* **Aim**
Retype the opening lines of the listing below, ending with the line that contains "Chart.register(...registerables);", and leave out any pictures.

* **Data section**
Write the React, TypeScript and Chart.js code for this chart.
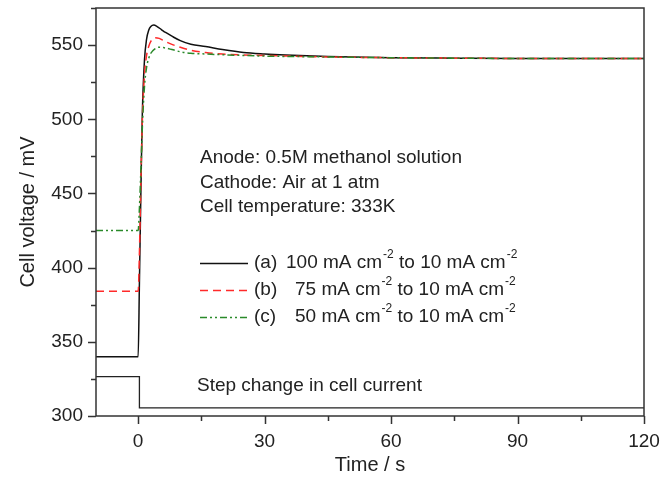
import React, { useEffect, useRef } from "react";
import { Chart, registerables } from "chart.js";

Chart.register(...registerables);

// Data
const timeA = [-10, 0, 0.3, 0.7, 1, 1.5, 2, 2.5, 3, 3.7, 4.5, 5.5, 6.5, 8, 10, 12.5, 16, 20, 25, 30, 35, 45, 60, 75, 90, 105, 120];
const voltA = [340, 340, 390, 460, 505, 540, 554, 560, 562.5, 563.5, 562.5, 560.5, 558.5, 556, 553, 550.5, 549, 547, 545, 544, 543.3, 542.3, 541.5, 541.2, 541, 541, 541];

const timeB = [-10, 0, 0.3, 0.7, 1, 1.5, 2, 2.5, 3, 4, 5, 6, 8, 10, 12.5, 16, 20, 25, 30, 45, 60, 75, 90, 105, 120];
const voltB = [384, 384, 410, 465, 500, 530, 543, 549, 552.5, 555, 554.5, 553, 550.5, 548.5, 546.5, 545, 544, 543.3, 543, 542, 541.5, 541.2, 541, 541, 541];

const timeC = [-10, 0, 0.3, 0.7, 1, 1.5, 2, 2.5, 3, 4, 5, 6, 8, 10, 12.5, 16, 20, 25, 30, 45, 60, 75, 90, 105, 120];
const voltC = [425, 425, 440, 470, 495, 522, 535, 541, 544.5, 547.5, 548.6, 548.3, 547, 545.5, 544.5, 544, 543.5, 543, 542.6, 542, 541.5, 541.2, 541, 541, 541];

const stepTime = [-10, 0.3, 0.3, 120];
const stepLevel = [326.5, 326.5, 305.5, 305.5];

const xMajorTicks = [0, 30, 60, 90, 120];
const xMinorTicks = [15, 45, 75, 105];
const yMajorTicks = [300, 350, 400, 450, 500, 550];
const yMinorTicks = [325, 375, 425, 475, 525, 575];

const seriesLabels = ["(a)", "(b)", "(c)"];
const seriesCurrents = ["100", "75", "50"];
const infoLines = ["Anode: 0.5M methanol solution", "Cathode: Air at 1 atm", "Cell temperature: 333K"];
const stepLabel = "Step change in cell current";

const BLACK = "#111111";
const RED = "#ff2a2a";
const GREEN = "#2a8a2a";
const DASH_B = [8, 5];
const DASH_C = [7, 3, 2, 3, 2, 3];
const FONT = "Arial, 'Liberation Sans', sans-serif";

const toPts = (xs: number[], ys: number[]) => xs.map((x, i) => ({ x, y: ys[i] }));

const overlay = {
  id: "overlay",
  afterDraw(chart: any) {
    const ctx = chart.ctx as CanvasRenderingContext2D;
    const area = chart.chartArea;
    const xs = chart.scales.x;
    const ys = chart.scales.y;
    ctx.save();
    // frame
    ctx.strokeStyle = "#333";
    ctx.lineWidth = 1.5;
    ctx.strokeRect(area.left, area.top, area.right - area.left, area.bottom - area.top);
    // ticks
    ctx.beginPath();
    yMajorTicks.forEach((v) => {
      const p = Math.round(ys.getPixelForValue(v)) + 0.5;
      ctx.moveTo(area.left - 8, p);
      ctx.lineTo(area.left, p);
    });
    yMinorTicks.forEach((v) => {
      const p = Math.round(ys.getPixelForValue(v)) + 0.5;
      ctx.moveTo(area.left - 5, p);
      ctx.lineTo(area.left, p);
    });
    xMajorTicks.forEach((v) => {
      const p = Math.round(xs.getPixelForValue(v)) + 0.5;
      ctx.moveTo(p, area.bottom);
      ctx.lineTo(p, area.bottom + 8);
    });
    xMinorTicks.forEach((v) => {
      const p = Math.round(xs.getPixelForValue(v)) + 0.5;
      ctx.moveTo(p, area.bottom);
      ctx.lineTo(p, area.bottom + 5);
    });
    ctx.stroke();

    // axis titles
    ctx.fillStyle = "#222";
    ctx.font = `20px ${FONT}`;
    ctx.textAlign = "center";
    ctx.textBaseline = "middle";
    ctx.fillText("Time / s", (area.left + area.right) / 2, 465);
    ctx.save();
    ctx.translate(28, (area.top + area.bottom) / 2);
    ctx.rotate(-Math.PI / 2);
    ctx.fillText("Cell voltage / mV", 0, 0);
    ctx.restore();

    // info text
    ctx.textAlign = "left";
    ctx.font = `19px ${FONT}`;
    infoLines.forEach((t, i) => ctx.fillText(t, 200, 158 + i * 24.5));
    ctx.fillText(stepLabel, 197, 386);

    // legend
    const rows = [263, 290, 317];
    const colors = [BLACK, RED, GREEN];
    const dashes: number[][] = [[], DASH_B, DASH_C];
    rows.forEach((y, i) => {
      ctx.save();
      ctx.strokeStyle = colors[i];
      ctx.lineWidth = 1.5;
      ctx.setLineDash(dashes[i]);
      ctx.beginPath();
      ctx.moveTo(200, y + 0.5);
      ctx.lineTo(248, y + 0.5);
      ctx.stroke();
      ctx.restore();
      ctx.fillStyle = "#222";
      ctx.font = `19px ${FONT}`;
      ctx.fillText(seriesLabels[i], 254, y);
      let x = i === 0 ? 286 : 295;
      const parts: [string, boolean][] = [
        [`${seriesCurrents[i]} mA cm`, false],
        ["-2", true],
        [" to 10 mA cm", false],
        ["-2", true],
      ];
      parts.forEach(([s, sup]) => {
        ctx.font = sup ? `12px ${FONT}` : `19px ${FONT}`;
        ctx.fillText(s, x + (sup ? 1 : 0), sup ? y - 8 : y);
        x += ctx.measureText(s).width + (sup ? 1 : 0);
      });
    });
    ctx.restore();
  },
};

export default function App() {
  const ref = useRef<HTMLCanvasElement | null>(null);
  useEffect(() => {
    if (!ref.current) return;
    const chart = new Chart(ref.current, {
      type: "line",
      data: {
        datasets: [
          {
            data: toPts(stepTime, stepLevel),
            borderColor: "#222",
            borderWidth: 1.3,
            pointRadius: 0,
            tension: 0,
          },
          {
            data: toPts(timeC, voltC),
            borderColor: GREEN,
            borderWidth: 1.5,
            borderDash: DASH_C,
            pointRadius: 0,
            cubicInterpolationMode: "monotone",
          },
          {
            data: toPts(timeB, voltB),
            borderColor: RED,
            borderWidth: 1.5,
            borderDash: DASH_B,
            pointRadius: 0,
            cubicInterpolationMode: "monotone",
          },
          {
            data: toPts(timeA, voltA),
            borderColor: BLACK,
            borderWidth: 1.5,
            pointRadius: 0,
            cubicInterpolationMode: "monotone",
          },
        ],
      },
      options: {
        animation: false,
        responsive: true,
        maintainAspectRatio: false,
        layout: { padding: { top: 8, right: 16, left: 0, bottom: 0 } },
        plugins: { legend: { display: false }, tooltip: { enabled: false } },
        scales: {
          x: {
            type: "linear",
            min: -10,
            max: 120,
            afterFit: (s: any) => {
              s.height = 65;
              s.paddingLeft = 0;
              s.paddingRight = 0;
            },
            afterBuildTicks: (s: any) => {
              s.ticks = xMajorTicks.map((v) => ({ value: v }));
            },
            grid: { display: false, drawTicks: false },
            border: { display: false },
            ticks: { padding: 14, color: "#222", font: { size: 19, family: FONT }, maxRotation: 0, autoSkip: false },
          },
          y: {
            type: "linear",
            min: 300,
            max: 575,
            afterFit: (s: any) => {
              s.width = 96;
              s.paddingTop = 0;
              s.paddingBottom = 0;
            },
            afterBuildTicks: (s: any) => {
              s.ticks = yMajorTicks.map((v) => ({ value: v }));
            },
            grid: { display: false, drawTicks: false },
            border: { display: false },
            ticks: { padding: 13, color: "#222", font: { size: 19, family: FONT }, autoSkip: false },
          },
        },
      },
      plugins: [overlay],
    });
    return () => chart.destroy();
  }, []);
  return (
    <div style={{ position: "absolute", left: 0, top: 0, width: 660, height: 481, background: "#fff" }}>
      <canvas ref={ref} />
    </div>
  );
}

* **Reply to the task**
Write the React, TypeScript and Chart.js code for this chart.
import React, { useEffect, useRef } from "react";
import { Chart, registerables } from "chart.js";

Chart.register(...registerables);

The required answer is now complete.